REQUIRED TASK
Repeat all the material exactly; pictures stay out of your copy.

DATA SECTION
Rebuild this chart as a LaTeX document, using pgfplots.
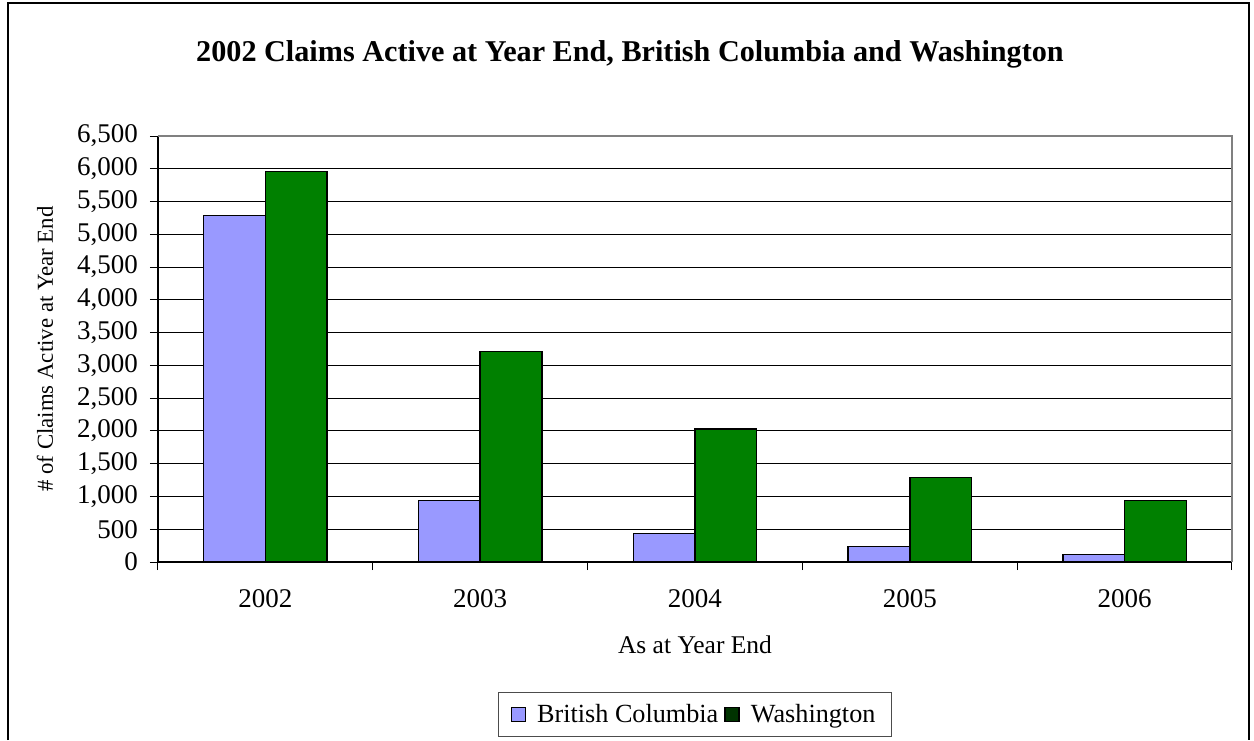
\documentclass[border=0pt]{standalone}
\usepackage{fontspec}
\setmainfont{Liberation Serif}
\usepackage{pgfplots}
\pgfplotsset{compat=1.18}
\definecolor{bcblue}{RGB}{153,153,255}
\definecolor{wagreen}{RGB}{0,128,0}
\definecolor{wadark}{RGB}{0,51,0}
\begin{document}
\begin{tikzpicture}
\path[use as bounding box] (0,0) rectangle (627pt,370pt);
\draw[line width=0.8pt] (4pt,0) -- (4pt,368.5pt) -- (624.5pt,368.5pt) -- (624.5pt,0);
\node[font=\fontsize{15.1}{17}\selectfont\bfseries, anchor=base] at (315pt,339pt) {2002 Claims Active at Year End, British Columbia and Washington};
\begin{axis}[
  at={(79pt,89pt)}, anchor=south west,
  scale only axis, width=537pt, height=213pt,
  ybar, bar width=30.85pt,
  xmin=-0.5, xmax=4.5, ymin=0, ymax=6500,
  axis lines*=left,
  axis line style={black, line width=0.6pt},
  ytick={0,500,...,6500},
  ymajorgrids, grid style={black, line width=0.5pt},
  xtick={-0.5,0.5,...,4.5}, xticklabels={},
  extra x ticks={0,1,2,3,4},
  extra x tick labels={2002,2003,2004,2005,2006},
  extra x tick style={major tick length=0pt, grid=none, xticklabel style={yshift=-10pt}},
  tick align=outside, major tick length=4pt,
  tick style={black, line width=0.5pt},
  font=\fontsize{13.5}{15}\selectfont,
  ticklabel style={font=\fontsize{13.5}{15}\selectfont},
  /pgf/number format/assume math mode=true,
  yticklabel style={/pgf/number format/1000 sep={,}, xshift=-2.5pt},
  ylabel={\# of Claims Active at Year End},
  ylabel style={at={(axis description cs:-0.1052,0.5)}, anchor=center, font=\fontsize{11.4}{13}\selectfont},
  xlabel={As at Year End},
  xlabel style={at={(axis description cs:0.5,-0.195)}, anchor=center, font=\fontsize{12.75}{14}\selectfont},
  legend columns=2,
  legend style={at={(axis description cs:0.5,-0.358)}, anchor=center, draw=black!70, line width=0.5pt,
    font=\fontsize{13.1}{15}\selectfont, inner xsep=6pt, inner ysep=3.5pt,
    /tikz/every even column/.append style={column sep=1pt}},
  legend image code/.code={\draw[#1, line width=0.6pt] (0pt,-3.5pt) rectangle (7pt,3.5pt); \path[draw=none, fill=none] (7pt,0) -- (11pt,0);},
  after end axis/.code={\draw[gray, line width=0.6pt] (rel axis cs:0,1) -- (rel axis cs:1,1) -- (rel axis cs:1,0);},
]
\addplot[fill=bcblue, draw=black, line width=0.75pt, bar shift=-15.425pt, forget plot] coordinates {(0,5290) (1,940) (2,436) (3,233) (4,111)};
\addplot[fill=wagreen, draw=black, line width=0.75pt, bar shift=15.425pt, forget plot] coordinates {(0,5960) (1,3212) (2,2028) (3,1290) (4,935)};
\addlegendimage{fill=bcblue, draw=black}
\addlegendentry{British Columbia}
\addlegendimage{fill=wadark, draw=black}
\addlegendentry{Washington}
\end{axis}
\end{tikzpicture}
\end{document}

RESPONSE TO THIS EXERCISE
Rebuild this chart as a LaTeX document, using pgfplots.
\documentclass[border=0pt]{standalone}
\usepackage{fontspec}
\setmainfont{Liberation Serif}
\usepackage{pgfplots}
\pgfplotsset{compat=1.18}
\definecolor{bcblue}{RGB}{153,153,255}
\definecolor{wagreen}{RGB}{0,128,0}
\definecolor{wadark}{RGB}{0,51,0}
\begin{document}
\begin{tikzpicture}
\path[use as bounding box] (0,0) rectangle (627pt,370pt);
\draw[line width=0.8pt] (4pt,0) -- (4pt,368.5pt) -- (624.5pt,368.5pt) -- (624.5pt,0);
\node[font=\fontsize{15.1}{17}\selectfont\bfseries, anchor=base] at (315pt,339pt) {2002 Claims Active at Year End, British Columbia and Washington};
\begin{axis}[
  at={(79pt,89pt)}, anchor=south west,
  scale only axis, width=537pt, height=213pt,
  ybar, bar width=30.85pt,
  xmin=-0.5, xmax=4.5, ymin=0, ymax=6500,
  axis lines*=left,
  axis line style={black, line width=0.6pt},
  ytick={0,500,...,6500},
  ymajorgrids, grid style={black, line width=0.5pt},
  xtick={-0.5,0.5,...,4.5}, xticklabels={},
  extra x ticks={0,1,2,3,4},
  extra x tick labels={2002,2003,2004,2005,2006},
  extra x tick style={major tick length=0pt, grid=none, xticklabel style={yshift=-10pt}},
  tick align=outside, major tick length=4pt,
  tick style={black, line width=0.5pt},
  font=\fontsize{13.5}{15}\selectfont,
  ticklabel style={font=\fontsize{13.5}{15}\selectfont},
  /pgf/number format/assume math mode=true,
  yticklabel style={/pgf/number format/1000 sep={,}, xshift=-2.5pt},
  ylabel={\# of Claims Active at Year End},
  ylabel style={at={(axis description cs:-0.1052,0.5)}, anchor=center, font=\fontsize{11.4}{13}\selectfont},
  xlabel={As at Year End},
  xlabel style={at={(axis description cs:0.5,-0.195)}, anchor=center, font=\fontsize{12.75}{14}\selectfont},
  legend columns=2,
  legend style={at={(axis description cs:0.5,-0.358)}, anchor=center, draw=black!70, line width=0.5pt,
    font=\fontsize{13.1}{15}\selectfont, inner xsep=6pt, inner ysep=3.5pt,
    /tikz/every even column/.append style={column sep=1pt}},
  legend image code/.code={\draw[#1, line width=0.6pt] (0pt,-3.5pt) rectangle (7pt,3.5pt); \path[draw=none, fill=none] (7pt,0) -- (11pt,0);},
  after end axis/.code={\draw[gray, line width=0.6pt] (rel axis cs:0,1) -- (rel axis cs:1,1) -- (rel axis cs:1,0);},
]
\addplot[fill=bcblue, draw=black, line width=0.75pt, bar shift=-15.425pt, forget plot] coordinates {(0,5290) (1,940) (2,436) (3,233) (4,111)};
\addplot[fill=wagreen, draw=black, line width=0.75pt, bar shift=15.425pt, forget plot] coordinates {(0,5960) (1,3212) (2,2028) (3,1290) (4,935)};
\addlegendimage{fill=bcblue, draw=black}
\addlegendentry{British Columbia}
\addlegendimage{fill=wadark, draw=black}
\addlegendentry{Washington}
\end{axis}
\end{tikzpicture}
\end{document}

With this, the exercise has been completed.